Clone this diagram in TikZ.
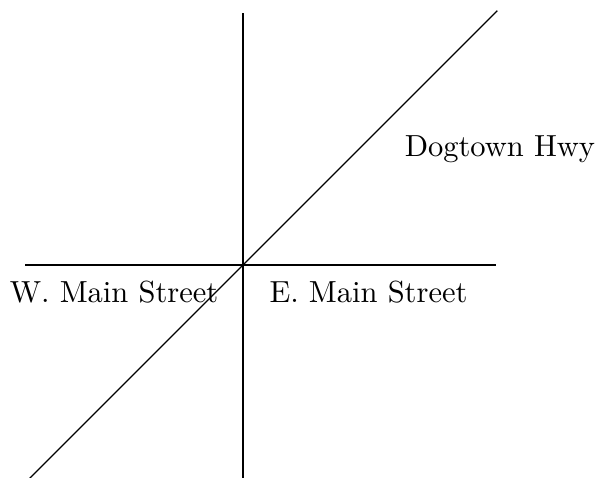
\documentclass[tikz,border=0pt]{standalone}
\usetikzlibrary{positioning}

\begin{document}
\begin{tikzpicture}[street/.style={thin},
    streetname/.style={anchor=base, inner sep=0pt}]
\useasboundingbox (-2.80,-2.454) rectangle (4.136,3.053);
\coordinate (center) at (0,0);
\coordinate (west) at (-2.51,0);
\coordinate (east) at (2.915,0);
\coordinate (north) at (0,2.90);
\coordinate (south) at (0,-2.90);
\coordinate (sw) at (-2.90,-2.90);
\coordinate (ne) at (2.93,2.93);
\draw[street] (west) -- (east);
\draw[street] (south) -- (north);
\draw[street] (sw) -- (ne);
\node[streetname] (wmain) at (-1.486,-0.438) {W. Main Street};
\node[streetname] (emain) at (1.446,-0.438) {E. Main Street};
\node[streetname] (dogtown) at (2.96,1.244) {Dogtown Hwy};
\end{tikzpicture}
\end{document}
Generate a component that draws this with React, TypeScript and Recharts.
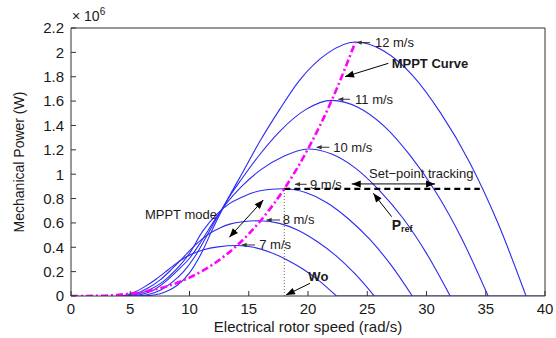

▸ Set problem
Quote the records above in full, dropping each picture.

▸ Exercise solution
Clone this diagram in TikZ.
\documentclass[tikz,border=0pt]{standalone}
\usetikzlibrary{positioning}

\begin{document}
\begin{tikzpicture}[street/.style={thin},
    streetname/.style={anchor=base, inner sep=0pt}]
\useasboundingbox (-2.80,-2.454) rectangle (4.136,3.053);
\coordinate (center) at (0,0);
\coordinate (west) at (-2.51,0);
\coordinate (east) at (2.915,0);
\coordinate (north) at (0,2.90);
\coordinate (south) at (0,-2.90);
\coordinate (sw) at (-2.90,-2.90);
\coordinate (ne) at (2.93,2.93);
\draw[street] (west) -- (east);
\draw[street] (south) -- (north);
\draw[street] (sw) -- (ne);
\node[streetname] (wmain) at (-1.486,-0.438) {W. Main Street};
\node[streetname] (emain) at (1.446,-0.438) {E. Main Street};
\node[streetname] (dogtown) at (2.96,1.244) {Dogtown Hwy};
\end{tikzpicture}
\end{document}
Generate a component that draws this with React, TypeScript and Recharts.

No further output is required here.